There are several problems with this solution. First, these wallets are made to be carried in ones pocket or handbag, but while these traditional bi-fold type wallets are in ones pocket or handbag they have a tendency to pivot open slightly as a result of the user walking, running, or being jolted. When these wallets open even the slightest bit, a breach is created in the RFID shielding effect of the wallet, and the smartcards are prone to accidental or unauthorized scanning.
A second disadvantage of these RFID blocking wallets is the fact that the card pockets within them are typically not closed off in any way, even when the wallet is folded closed. Again, as a result of the user walking, running, or being jolted in some way, the smartcards within the wallet are prone to sliding out of the sleeves, and even the slightest exposure of these cards outside of the electromagnetic-shielding material can risk unauthorized and accidental reading of the smartcard.
Several of the designs of the RFID blocking wallet company Kena Kai, mentioned above, feature flaps with shielding material embedded within them that fold over the card sleeves, in addition to shielding material within the exterior panels. Some of these designs also feature a zipper along the edges of the wallet to keep the wallet shut. While this may be a more secure RFID blocking wallet, since it prevents the exterior panels from pivoting open, it becomes an added hassle for the user to unzip the wallet and fold open the interior flaps, which have a tendency to stay shut due to the often resilient nature of the thick wallet material. Moreover, the card sleeves are often deep in these wallets, making it difficult for the user to slidably remove one card with their fingers. In addition, the faces of the cards are often substantially covered by the opaque sleeves, making it difficult to see which card is in what sleeve, especially in dimly lit environments or for people with poor vision.
Another disadvantage to these RFID blocking wallets is the added labor and cost of manufacturing and constructing them. Not only does the leather or durable fabric have to be cut down to size and sewn together, but sheets of electromagnetic-shielding material have to be fabricated and cut down to size as well. It is an added cost and an added step in the manufacturing process that is often reflected in the retail price for these wallets.
Another disadvantage is that the shielding material inside these fabric wallets is often substantially thin, flimsy, and prone to bending, deforming or breaking with normal wear and use, which could lead to creation of a hole or gap in the shielding material, consequently creating a breach in the electromagnetic shielding effect of the wallet.
Hence, there exists a need for an electromagnetic-shielding wallet or case that holds a plurality of smartcards in more than one sleeve or pocket and allows better visibility of those cards while they are contained in a pocket.
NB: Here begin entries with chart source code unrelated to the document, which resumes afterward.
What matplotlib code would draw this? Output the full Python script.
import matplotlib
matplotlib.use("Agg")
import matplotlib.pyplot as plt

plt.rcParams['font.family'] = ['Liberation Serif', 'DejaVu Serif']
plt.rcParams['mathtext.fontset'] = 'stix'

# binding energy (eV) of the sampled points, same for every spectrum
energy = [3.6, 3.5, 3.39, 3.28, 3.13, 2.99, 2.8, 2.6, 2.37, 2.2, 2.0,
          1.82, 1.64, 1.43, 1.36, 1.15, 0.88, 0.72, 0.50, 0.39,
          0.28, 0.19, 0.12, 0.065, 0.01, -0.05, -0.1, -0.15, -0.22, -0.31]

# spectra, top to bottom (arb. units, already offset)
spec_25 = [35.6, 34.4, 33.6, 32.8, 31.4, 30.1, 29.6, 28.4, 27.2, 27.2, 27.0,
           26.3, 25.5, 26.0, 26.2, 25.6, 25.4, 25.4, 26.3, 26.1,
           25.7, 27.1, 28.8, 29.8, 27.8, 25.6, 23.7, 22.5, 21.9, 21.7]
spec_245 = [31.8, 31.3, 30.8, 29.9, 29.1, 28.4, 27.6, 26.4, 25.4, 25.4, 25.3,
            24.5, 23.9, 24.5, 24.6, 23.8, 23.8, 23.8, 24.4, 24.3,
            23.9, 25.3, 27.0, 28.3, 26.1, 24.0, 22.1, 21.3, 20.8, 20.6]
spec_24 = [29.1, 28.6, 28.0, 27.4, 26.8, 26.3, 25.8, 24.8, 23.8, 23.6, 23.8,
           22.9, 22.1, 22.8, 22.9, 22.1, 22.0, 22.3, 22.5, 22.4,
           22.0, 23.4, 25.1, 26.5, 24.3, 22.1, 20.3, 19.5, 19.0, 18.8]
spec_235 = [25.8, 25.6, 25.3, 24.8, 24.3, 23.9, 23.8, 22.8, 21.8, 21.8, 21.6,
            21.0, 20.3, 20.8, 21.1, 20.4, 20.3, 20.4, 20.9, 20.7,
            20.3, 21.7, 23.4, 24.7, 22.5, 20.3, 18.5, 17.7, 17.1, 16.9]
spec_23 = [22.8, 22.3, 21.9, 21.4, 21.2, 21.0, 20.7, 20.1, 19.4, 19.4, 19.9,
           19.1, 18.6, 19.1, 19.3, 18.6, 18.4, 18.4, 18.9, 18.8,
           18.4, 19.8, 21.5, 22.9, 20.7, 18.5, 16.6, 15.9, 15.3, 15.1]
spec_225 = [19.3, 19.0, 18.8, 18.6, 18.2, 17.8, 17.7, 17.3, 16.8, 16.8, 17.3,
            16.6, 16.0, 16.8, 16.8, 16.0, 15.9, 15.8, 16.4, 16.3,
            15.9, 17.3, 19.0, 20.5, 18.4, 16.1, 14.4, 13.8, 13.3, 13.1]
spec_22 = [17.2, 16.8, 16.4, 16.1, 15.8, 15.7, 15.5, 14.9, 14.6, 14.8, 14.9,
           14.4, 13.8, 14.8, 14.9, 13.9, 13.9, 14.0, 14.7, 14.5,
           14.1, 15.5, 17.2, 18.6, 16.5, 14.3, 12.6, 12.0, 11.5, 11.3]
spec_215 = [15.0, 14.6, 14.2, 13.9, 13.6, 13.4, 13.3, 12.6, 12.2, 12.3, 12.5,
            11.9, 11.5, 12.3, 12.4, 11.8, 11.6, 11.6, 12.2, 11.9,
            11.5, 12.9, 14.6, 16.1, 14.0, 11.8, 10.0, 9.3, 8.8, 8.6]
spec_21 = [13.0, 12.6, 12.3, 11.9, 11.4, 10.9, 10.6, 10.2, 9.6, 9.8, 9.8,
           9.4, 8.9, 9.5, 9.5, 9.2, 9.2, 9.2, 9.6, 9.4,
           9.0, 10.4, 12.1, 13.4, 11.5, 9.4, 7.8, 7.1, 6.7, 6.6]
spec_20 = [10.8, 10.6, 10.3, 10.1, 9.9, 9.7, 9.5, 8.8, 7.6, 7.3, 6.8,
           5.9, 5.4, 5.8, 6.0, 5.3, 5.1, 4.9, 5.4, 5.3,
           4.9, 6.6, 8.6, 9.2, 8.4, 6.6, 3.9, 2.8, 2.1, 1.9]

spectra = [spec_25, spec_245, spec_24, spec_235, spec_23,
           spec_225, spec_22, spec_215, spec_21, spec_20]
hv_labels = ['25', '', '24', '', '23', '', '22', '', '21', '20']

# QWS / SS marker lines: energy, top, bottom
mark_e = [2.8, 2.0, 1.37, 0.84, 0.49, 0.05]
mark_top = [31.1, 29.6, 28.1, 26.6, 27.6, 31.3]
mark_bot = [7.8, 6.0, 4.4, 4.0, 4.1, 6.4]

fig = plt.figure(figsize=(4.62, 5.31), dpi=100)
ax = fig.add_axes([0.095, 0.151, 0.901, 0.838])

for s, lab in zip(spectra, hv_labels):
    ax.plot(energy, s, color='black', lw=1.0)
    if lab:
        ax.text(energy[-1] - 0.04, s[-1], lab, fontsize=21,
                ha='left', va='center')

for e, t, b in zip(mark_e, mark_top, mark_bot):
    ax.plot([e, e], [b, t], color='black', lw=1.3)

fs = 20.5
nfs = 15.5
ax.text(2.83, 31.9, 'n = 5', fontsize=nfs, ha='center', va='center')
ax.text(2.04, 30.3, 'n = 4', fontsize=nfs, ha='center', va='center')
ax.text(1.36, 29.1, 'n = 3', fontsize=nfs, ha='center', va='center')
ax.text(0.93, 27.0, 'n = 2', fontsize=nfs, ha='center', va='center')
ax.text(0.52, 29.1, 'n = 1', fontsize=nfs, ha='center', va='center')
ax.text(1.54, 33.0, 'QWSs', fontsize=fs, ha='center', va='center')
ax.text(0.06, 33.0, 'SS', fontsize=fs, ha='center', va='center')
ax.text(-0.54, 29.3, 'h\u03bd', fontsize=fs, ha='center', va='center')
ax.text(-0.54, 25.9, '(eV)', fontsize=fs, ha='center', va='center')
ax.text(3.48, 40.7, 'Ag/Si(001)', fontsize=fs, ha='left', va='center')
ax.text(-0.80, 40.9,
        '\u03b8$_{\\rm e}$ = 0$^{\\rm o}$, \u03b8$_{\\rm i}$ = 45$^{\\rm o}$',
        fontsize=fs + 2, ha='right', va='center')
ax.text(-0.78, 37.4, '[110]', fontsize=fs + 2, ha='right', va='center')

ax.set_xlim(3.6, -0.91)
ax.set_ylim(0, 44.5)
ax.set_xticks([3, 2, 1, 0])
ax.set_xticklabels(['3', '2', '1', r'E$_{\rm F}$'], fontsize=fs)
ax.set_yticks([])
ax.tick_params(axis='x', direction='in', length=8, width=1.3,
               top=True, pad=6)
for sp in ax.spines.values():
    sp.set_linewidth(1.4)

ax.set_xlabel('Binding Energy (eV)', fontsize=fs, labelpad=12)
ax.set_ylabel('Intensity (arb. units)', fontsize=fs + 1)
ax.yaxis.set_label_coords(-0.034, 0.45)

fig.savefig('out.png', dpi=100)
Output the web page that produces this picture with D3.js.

Also, the electromagnetic shielding carrying case must not accidentally pivot or fold open while in ones pocket, which would create a breach in the electromagnetic shielding effect. In addition to being able to hold a plurality of smartcards or regular wallet-size cards, the carrying case must also be able to hold paper currency, receipts, tickets, and the like. Moreover, the electromagnetic shielding carrying case or wallet must be able to quickly and easily lock shut and pivot open without the hassle of using zippers or interior flaps. Lastly, the materials used to create the electromagnetic shielding wallet or case must be substantially rigid, durable, and resilient so as to protect the interior electromagnetic shielding material from being bent or broken over time with use.